# [To do]
Copy the material that follows word for word and omit its pictures.

# [Supplied material]
* START *
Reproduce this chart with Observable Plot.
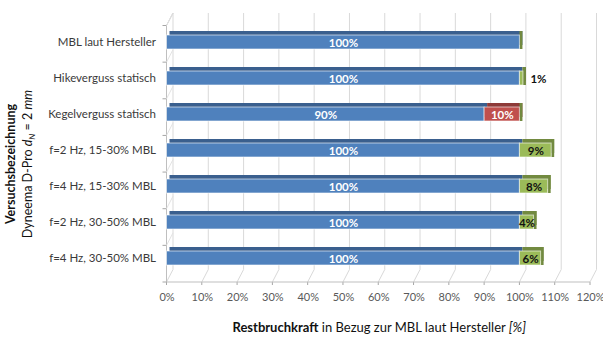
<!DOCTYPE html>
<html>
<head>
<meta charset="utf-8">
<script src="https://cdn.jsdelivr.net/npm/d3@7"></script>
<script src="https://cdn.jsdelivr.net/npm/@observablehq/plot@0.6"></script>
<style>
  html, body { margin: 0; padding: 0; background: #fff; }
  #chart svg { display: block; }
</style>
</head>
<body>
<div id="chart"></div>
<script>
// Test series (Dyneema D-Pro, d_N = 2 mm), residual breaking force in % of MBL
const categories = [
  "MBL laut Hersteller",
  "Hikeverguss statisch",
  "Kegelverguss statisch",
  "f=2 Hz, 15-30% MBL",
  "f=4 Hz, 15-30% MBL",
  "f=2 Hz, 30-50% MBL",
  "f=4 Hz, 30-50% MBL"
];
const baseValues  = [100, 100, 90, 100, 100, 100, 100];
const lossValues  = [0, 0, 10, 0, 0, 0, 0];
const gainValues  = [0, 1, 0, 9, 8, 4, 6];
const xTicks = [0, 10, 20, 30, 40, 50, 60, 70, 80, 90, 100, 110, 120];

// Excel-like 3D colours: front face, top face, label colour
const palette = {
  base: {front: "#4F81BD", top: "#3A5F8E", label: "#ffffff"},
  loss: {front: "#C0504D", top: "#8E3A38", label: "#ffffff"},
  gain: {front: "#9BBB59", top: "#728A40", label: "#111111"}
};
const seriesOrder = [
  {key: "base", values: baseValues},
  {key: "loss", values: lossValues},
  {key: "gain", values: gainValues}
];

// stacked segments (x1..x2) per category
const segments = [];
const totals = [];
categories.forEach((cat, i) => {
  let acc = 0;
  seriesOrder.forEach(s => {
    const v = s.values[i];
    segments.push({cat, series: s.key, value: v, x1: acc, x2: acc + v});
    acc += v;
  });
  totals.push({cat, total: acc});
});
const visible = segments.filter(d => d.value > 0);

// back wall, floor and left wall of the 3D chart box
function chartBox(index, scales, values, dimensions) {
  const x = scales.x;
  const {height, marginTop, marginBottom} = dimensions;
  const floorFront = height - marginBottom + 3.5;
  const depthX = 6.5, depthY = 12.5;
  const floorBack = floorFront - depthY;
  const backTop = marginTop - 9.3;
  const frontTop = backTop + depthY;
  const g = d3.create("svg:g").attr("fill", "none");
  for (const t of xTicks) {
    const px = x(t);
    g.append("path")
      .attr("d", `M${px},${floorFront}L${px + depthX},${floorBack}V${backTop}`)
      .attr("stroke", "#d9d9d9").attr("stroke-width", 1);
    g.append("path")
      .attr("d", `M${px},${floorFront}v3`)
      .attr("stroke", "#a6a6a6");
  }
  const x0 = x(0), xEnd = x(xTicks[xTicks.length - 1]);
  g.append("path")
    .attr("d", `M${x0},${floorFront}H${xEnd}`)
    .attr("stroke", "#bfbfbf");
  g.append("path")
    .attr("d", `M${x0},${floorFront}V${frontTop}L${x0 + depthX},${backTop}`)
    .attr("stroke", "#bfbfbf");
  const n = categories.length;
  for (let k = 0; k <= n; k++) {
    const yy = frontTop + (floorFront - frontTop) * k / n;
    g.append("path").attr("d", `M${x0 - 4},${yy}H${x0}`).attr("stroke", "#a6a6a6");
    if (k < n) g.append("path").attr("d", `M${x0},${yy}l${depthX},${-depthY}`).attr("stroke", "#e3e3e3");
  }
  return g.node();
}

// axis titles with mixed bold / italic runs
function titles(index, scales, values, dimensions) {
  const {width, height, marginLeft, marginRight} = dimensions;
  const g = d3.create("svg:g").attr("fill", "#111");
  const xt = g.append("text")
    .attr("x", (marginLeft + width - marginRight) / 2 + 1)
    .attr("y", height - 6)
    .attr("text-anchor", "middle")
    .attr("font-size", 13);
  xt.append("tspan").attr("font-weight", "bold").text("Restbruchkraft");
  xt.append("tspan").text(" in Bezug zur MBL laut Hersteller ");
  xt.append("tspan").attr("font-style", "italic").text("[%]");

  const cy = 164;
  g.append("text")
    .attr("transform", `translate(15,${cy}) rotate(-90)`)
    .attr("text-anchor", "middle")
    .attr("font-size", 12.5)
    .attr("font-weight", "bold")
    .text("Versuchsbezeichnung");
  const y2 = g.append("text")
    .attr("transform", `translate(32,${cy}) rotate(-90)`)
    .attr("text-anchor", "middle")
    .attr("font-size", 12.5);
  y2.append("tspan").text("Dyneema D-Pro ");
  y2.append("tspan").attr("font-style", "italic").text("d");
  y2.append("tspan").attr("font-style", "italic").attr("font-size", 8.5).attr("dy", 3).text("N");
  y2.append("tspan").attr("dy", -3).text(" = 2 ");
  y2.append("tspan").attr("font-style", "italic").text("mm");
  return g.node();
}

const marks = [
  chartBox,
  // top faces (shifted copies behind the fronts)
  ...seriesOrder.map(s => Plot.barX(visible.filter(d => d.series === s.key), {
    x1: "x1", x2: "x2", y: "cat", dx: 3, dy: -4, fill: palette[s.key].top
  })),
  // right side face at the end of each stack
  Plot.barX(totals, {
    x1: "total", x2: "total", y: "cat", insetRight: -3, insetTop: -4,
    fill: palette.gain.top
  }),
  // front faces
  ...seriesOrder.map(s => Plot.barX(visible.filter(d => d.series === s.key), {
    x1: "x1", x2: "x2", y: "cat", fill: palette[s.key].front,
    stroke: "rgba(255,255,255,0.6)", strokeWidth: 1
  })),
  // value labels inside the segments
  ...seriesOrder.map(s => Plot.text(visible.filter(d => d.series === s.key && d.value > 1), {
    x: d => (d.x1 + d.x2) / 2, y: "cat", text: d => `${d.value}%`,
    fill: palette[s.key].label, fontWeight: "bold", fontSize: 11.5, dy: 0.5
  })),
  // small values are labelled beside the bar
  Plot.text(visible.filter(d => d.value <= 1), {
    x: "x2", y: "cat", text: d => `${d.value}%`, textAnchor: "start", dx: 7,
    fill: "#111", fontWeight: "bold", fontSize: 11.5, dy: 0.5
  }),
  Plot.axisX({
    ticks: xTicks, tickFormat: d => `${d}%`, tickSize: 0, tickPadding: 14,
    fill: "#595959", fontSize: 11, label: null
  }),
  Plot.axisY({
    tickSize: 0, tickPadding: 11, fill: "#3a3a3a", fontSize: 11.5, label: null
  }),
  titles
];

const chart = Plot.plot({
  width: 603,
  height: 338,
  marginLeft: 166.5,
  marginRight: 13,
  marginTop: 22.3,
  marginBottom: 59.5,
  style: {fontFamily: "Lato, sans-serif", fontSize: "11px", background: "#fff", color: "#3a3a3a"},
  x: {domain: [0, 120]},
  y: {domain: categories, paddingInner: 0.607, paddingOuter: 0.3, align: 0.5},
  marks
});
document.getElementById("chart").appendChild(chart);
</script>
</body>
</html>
* END *
# [Full answer]
Reproduce this chart with Observable Plot.
<!DOCTYPE html>
<html>
<head>
<meta charset="utf-8">
<script src="https://cdn.jsdelivr.net/npm/d3@7"></script>
<script src="https://cdn.jsdelivr.net/npm/@observablehq/plot@0.6"></script>
<style>
  html, body { margin: 0; padding: 0; background: #fff; }
  #chart svg { display: block; }
</style>
</head>
<body>
<div id="chart"></div>
<script>
// Test series (Dyneema D-Pro, d_N = 2 mm), residual breaking force in % of MBL
const categories = [
  "MBL laut Hersteller",
  "Hikeverguss statisch",
  "Kegelverguss statisch",
  "f=2 Hz, 15-30% MBL",
  "f=4 Hz, 15-30% MBL",
  "f=2 Hz, 30-50% MBL",
  "f=4 Hz, 30-50% MBL"
];
const baseValues  = [100, 100, 90, 100, 100, 100, 100];
const lossValues  = [0, 0, 10, 0, 0, 0, 0];
const gainValues  = [0, 1, 0, 9, 8, 4, 6];
const xTicks = [0, 10, 20, 30, 40, 50, 60, 70, 80, 90, 100, 110, 120];

// Excel-like 3D colours: front face, top face, label colour
const palette = {
  base: {front: "#4F81BD", top: "#3A5F8E", label: "#ffffff"},
  loss: {front: "#C0504D", top: "#8E3A38", label: "#ffffff"},
  gain: {front: "#9BBB59", top: "#728A40", label: "#111111"}
};
const seriesOrder = [
  {key: "base", values: baseValues},
  {key: "loss", values: lossValues},
  {key: "gain", values: gainValues}
];

// stacked segments (x1..x2) per category
const segments = [];
const totals = [];
categories.forEach((cat, i) => {
  let acc = 0;
  seriesOrder.forEach(s => {
    const v = s.values[i];
    segments.push({cat, series: s.key, value: v, x1: acc, x2: acc + v});
    acc += v;
  });
  totals.push({cat, total: acc});
});
const visible = segments.filter(d => d.value > 0);

// back wall, floor and left wall of the 3D chart box
function chartBox(index, scales, values, dimensions) {
  const x = scales.x;
  const {height, marginTop, marginBottom} = dimensions;
  const floorFront = height - marginBottom + 3.5;
  const depthX = 6.5, depthY = 12.5;
  const floorBack = floorFront - depthY;
  const backTop = marginTop - 9.3;
  const frontTop = backTop + depthY;
  const g = d3.create("svg:g").attr("fill", "none");
  for (const t of xTicks) {
    const px = x(t);
    g.append("path")
      .attr("d", `M${px},${floorFront}L${px + depthX},${floorBack}V${backTop}`)
      .attr("stroke", "#d9d9d9").attr("stroke-width", 1);
    g.append("path")
      .attr("d", `M${px},${floorFront}v3`)
      .attr("stroke", "#a6a6a6");
  }
  const x0 = x(0), xEnd = x(xTicks[xTicks.length - 1]);
  g.append("path")
    .attr("d", `M${x0},${floorFront}H${xEnd}`)
    .attr("stroke", "#bfbfbf");
  g.append("path")
    .attr("d", `M${x0},${floorFront}V${frontTop}L${x0 + depthX},${backTop}`)
    .attr("stroke", "#bfbfbf");
  const n = categories.length;
  for (let k = 0; k <= n; k++) {
    const yy = frontTop + (floorFront - frontTop) * k / n;
    g.append("path").attr("d", `M${x0 - 4},${yy}H${x0}`).attr("stroke", "#a6a6a6");
    if (k < n) g.append("path").attr("d", `M${x0},${yy}l${depthX},${-depthY}`).attr("stroke", "#e3e3e3");
  }
  return g.node();
}

// axis titles with mixed bold / italic runs
function titles(index, scales, values, dimensions) {
  const {width, height, marginLeft, marginRight} = dimensions;
  const g = d3.create("svg:g").attr("fill", "#111");
  const xt = g.append("text")
    .attr("x", (marginLeft + width - marginRight) / 2 + 1)
    .attr("y", height - 6)
    .attr("text-anchor", "middle")
    .attr("font-size", 13);
  xt.append("tspan").attr("font-weight", "bold").text("Restbruchkraft");
  xt.append("tspan").text(" in Bezug zur MBL laut Hersteller ");
  xt.append("tspan").attr("font-style", "italic").text("[%]");

  const cy = 164;
  g.append("text")
    .attr("transform", `translate(15,${cy}) rotate(-90)`)
    .attr("text-anchor", "middle")
    .attr("font-size", 12.5)
    .attr("font-weight", "bold")
    .text("Versuchsbezeichnung");
  const y2 = g.append("text")
    .attr("transform", `translate(32,${cy}) rotate(-90)`)
    .attr("text-anchor", "middle")
    .attr("font-size", 12.5);
  y2.append("tspan").text("Dyneema D-Pro ");
  y2.append("tspan").attr("font-style", "italic").text("d");
  y2.append("tspan").attr("font-style", "italic").attr("font-size", 8.5).attr("dy", 3).text("N");
  y2.append("tspan").attr("dy", -3).text(" = 2 ");
  y2.append("tspan").attr("font-style", "italic").text("mm");
  return g.node();
}

const marks = [
  chartBox,
  // top faces (shifted copies behind the fronts)
  ...seriesOrder.map(s => Plot.barX(visible.filter(d => d.series === s.key), {
    x1: "x1", x2: "x2", y: "cat", dx: 3, dy: -4, fill: palette[s.key].top
  })),
  // right side face at the end of each stack
  Plot.barX(totals, {
    x1: "total", x2: "total", y: "cat", insetRight: -3, insetTop: -4,
    fill: palette.gain.top
  }),
  // front faces
  ...seriesOrder.map(s => Plot.barX(visible.filter(d => d.series === s.key), {
    x1: "x1", x2: "x2", y: "cat", fill: palette[s.key].front,
    stroke: "rgba(255,255,255,0.6)", strokeWidth: 1
  })),
  // value labels inside the segments
  ...seriesOrder.map(s => Plot.text(visible.filter(d => d.series === s.key && d.value > 1), {
    x: d => (d.x1 + d.x2) / 2, y: "cat", text: d => `${d.value}%`,
    fill: palette[s.key].label, fontWeight: "bold", fontSize: 11.5, dy: 0.5
  })),
  // small values are labelled beside the bar
  Plot.text(visible.filter(d => d.value <= 1), {
    x: "x2", y: "cat", text: d => `${d.value}%`, textAnchor: "start", dx: 7,
    fill: "#111", fontWeight: "bold", fontSize: 11.5, dy: 0.5
  }),
  Plot.axisX({
    ticks: xTicks, tickFormat: d => `${d}%`, tickSize: 0, tickPadding: 14,
    fill: "#595959", fontSize: 11, label: null
  }),
  Plot.axisY({
    tickSize: 0, tickPadding: 11, fill: "#3a3a3a", fontSize: 11.5, label: null
  }),
  titles
];

const chart = Plot.plot({
  width: 603,
  height: 338,
  marginLeft: 166.5,
  marginRight: 13,
  marginTop: 22.3,
  marginBottom: 59.5,
  style: {fontFamily: "Lato, sans-serif", fontSize: "11px", background: "#fff", color: "#3a3a3a"},
  x: {domain: [0, 120]},
  y: {domain: categories, paddingInner: 0.607, paddingOuter: 0.3, align: 0.5},
  marks
});
document.getElementById("chart").appendChild(chart);
</script>
</body>
</html>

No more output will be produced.